What to Expect When You Come In
When you come in, I'll start with a full evaluation of your foot and ankle — not just where it hurts, but why. I'll ask about how long you've been dealing with this, what you've tried, what helped, what didn't, and what your day actually looks like. How long you're on your feet. What surfaces you're walking on. Whether the pain is worse in the morning, at the end of a long day, or both. That history tells me a lot before I've even looked at your foot.
Then I'll examine your gait, review your footwear, and assess the specific mechanics that may be driving the problem. I'll take X-rays to rule out a stress fracture and confirm whether a heel spur is present — and I use diagnostic ultrasound to measure plantar fascia thickness and map the exact treatment zone. That imaging step isn't optional for me. I don't want to guess at where the damage is. I want to see it, because that's what allows me to treat it precisely. The whole first visit typically runs 30 to 45 minutes — plan accordingly, and wear or bring shoes you walk in regularly so I can see what's actually happening.
By the end of that visit, you'll know exactly what's going on and what I recommend.

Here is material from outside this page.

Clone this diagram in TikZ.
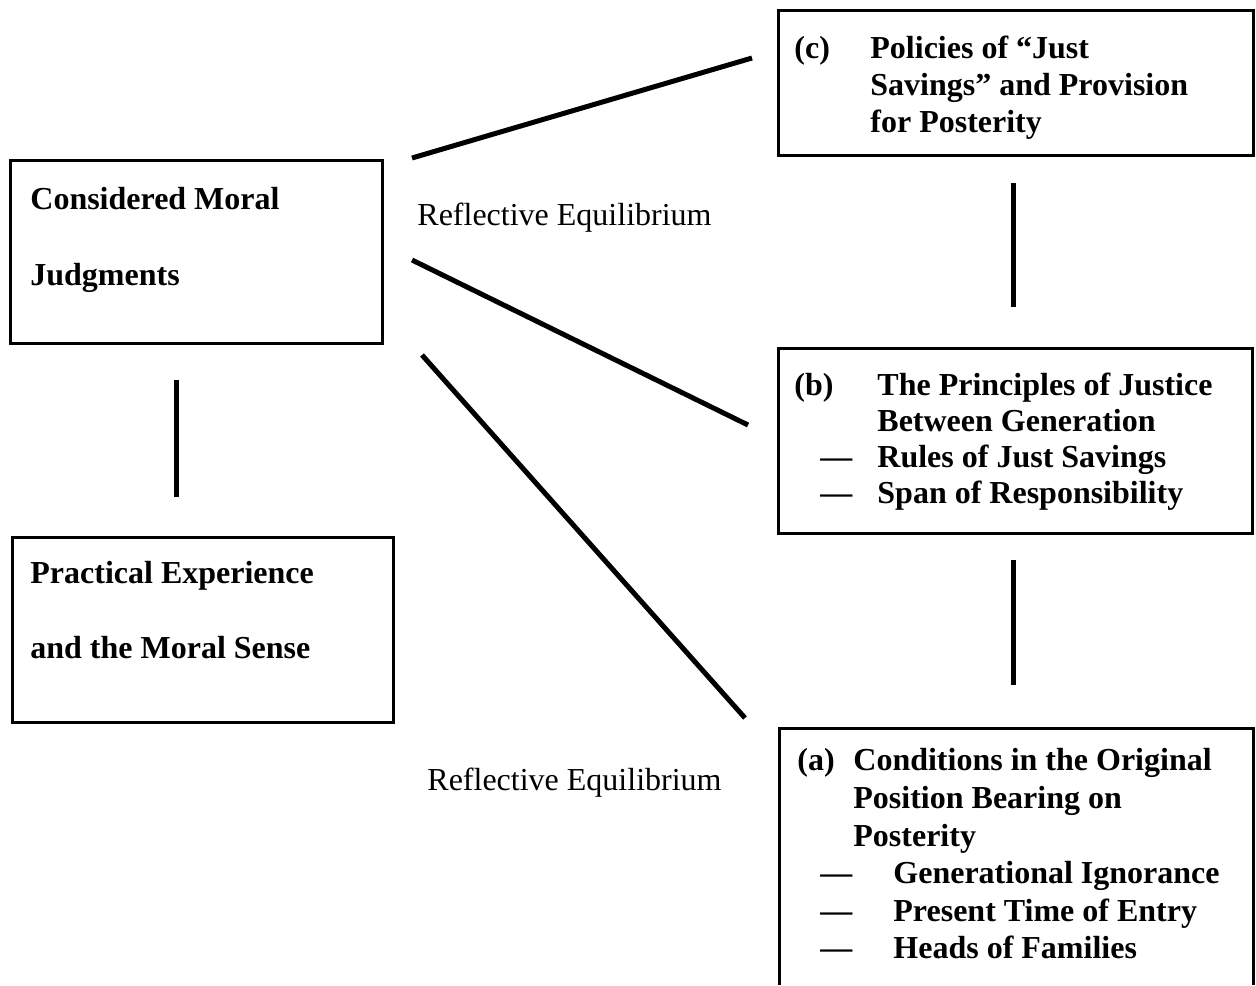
\documentclass[tikz,border=0pt]{standalone}
\usepackage{fontspec}
\setmainfont{Liberation Serif}
\usetikzlibrary{fit}
\begin{document}
\begin{tikzpicture}[x=0.5pt,y=-0.5pt,
  box/.style={draw, line width=1.5pt, inner sep=0pt},
  link/.style={line width=2.5pt},
  lbl/.style={anchor=base west, inner sep=0pt, font=\fontsize{16}{19}\selectfont\bfseries},
  re/.style={anchor=base west, inner sep=0pt, font=\fontsize{16}{19}\selectfont}]
\useasboundingbox (0,0) rectangle (1256,985);
% boxes
\node[box, fit={(10,160) (382,343)}] (cmj) {};
\node[box, fit={(12,537) (393,722)}] (pe) {};
\node[box, fit={(778,10) (1253,155)}] (bc) {};
\node[box, fit={(778,348) (1252,533)}] (bb) {};
\coordinate (ba1) at (779,985);
\coordinate (ba2) at (779,728);
\coordinate (ba3) at (1253.5,728);
\coordinate (ba4) at (1253.5,985);
\draw[line width=1.5pt] (ba1) -- (ba2) -- (ba3) -- (ba4);
% texts
\node[lbl] (cmj1) at (30,209) {Considered Moral};
\node[lbl] (cmj2) at (30,285) {Judgments};
\node[lbl] (pe1) at (30,583) {Practical Experience};
\node[lbl] (pe2) at (30,658) {and the Moral Sense};
\node[lbl] (c0) at (794,58) {(c)};
\node[lbl] (c1) at (870,58) {Policies of “Just};
\node[lbl] (c2) at (870,95) {Savings” and Provision};
\node[lbl] (c3) at (870,132) {for Posterity};
\node[lbl] (b0) at (794,395) {(b)};
\node[lbl] (b1) at (877,395) {The Principles of Justice};
\node[lbl] (b2) at (877,431) {Between Generation};
\node[lbl] (b3d) at (820,467) {—};
\node[lbl] (b3) at (877,467) {Rules of Just Savings};
\node[lbl] (b4d) at (820,503) {—};
\node[lbl] (b4) at (877,503) {Span of Responsibility};
\node[lbl] (a0) at (797,770) {(a)};
\node[lbl] (a1) at (853,770) {Conditions in the Original};
\node[lbl] (a2) at (853,808) {Position Bearing on};
\node[lbl] (a3) at (853,846) {Posterity};
\node[lbl] (a4d) at (820,883) {—};
\node[lbl] (a4) at (893,883) {Generational Ignorance};
\node[lbl] (a5d) at (820,921) {—};
\node[lbl] (a5) at (893,921) {Present Time of Entry};
\node[lbl] (a6d) at (820,958) {—};
\node[lbl] (a6) at (893,958) {Heads of Families};
\node[re] (re1) at (417,225) {Reflective Equilibrium};
\node[re] (re2) at (427,790) {Reflective Equilibrium};
% connectors
\coordinate (l1a) at (412,158); \coordinate (l1b) at (752,58);
\coordinate (l2a) at (412,260); \coordinate (l2b) at (748,425);
\coordinate (l3a) at (422,355); \coordinate (l3b) at (745,718);
\coordinate (v1a) at (176,380); \coordinate (v1b) at (176,497);
\coordinate (v2a) at (1013,183); \coordinate (v2b) at (1013,307);
\coordinate (v3a) at (1013,560); \coordinate (v3b) at (1013,685);
\draw[link] (l1a) -- (l1b);
\draw[link] (l2a) -- (l2b);
\draw[link] (l3a) -- (l3b);
\draw[link] (v1a) -- (v1b);
\draw[link] (v2a) -- (v2b);
\draw[link] (v3a) -- (v3b);
\end{tikzpicture}
\end{document}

I won't push you toward any specific treatment — I'll show you the options, explain the reasoning behind each one, and let you decide. If shockwave therapy makes sense for where you are, I'll walk you through exactly what the sessions involve, what to wear, what to expect in the days after, and what the realistic timeline looks like for your specific case. You'll likely notice meaningful improvement within two to four weeks. Full resolution takes three to six months — that's the tissue remodeling completing, and it happens on its own schedule.
I won't judge you for how long you waited. I won't tell you that you should have come in sooner. What I will do is look at where things stand right now, give you an honest assessment, and put together a plan that makes sense for your life. That's what Dr. Andrew Schneider does — and it's what everyone who walks through the door deserves.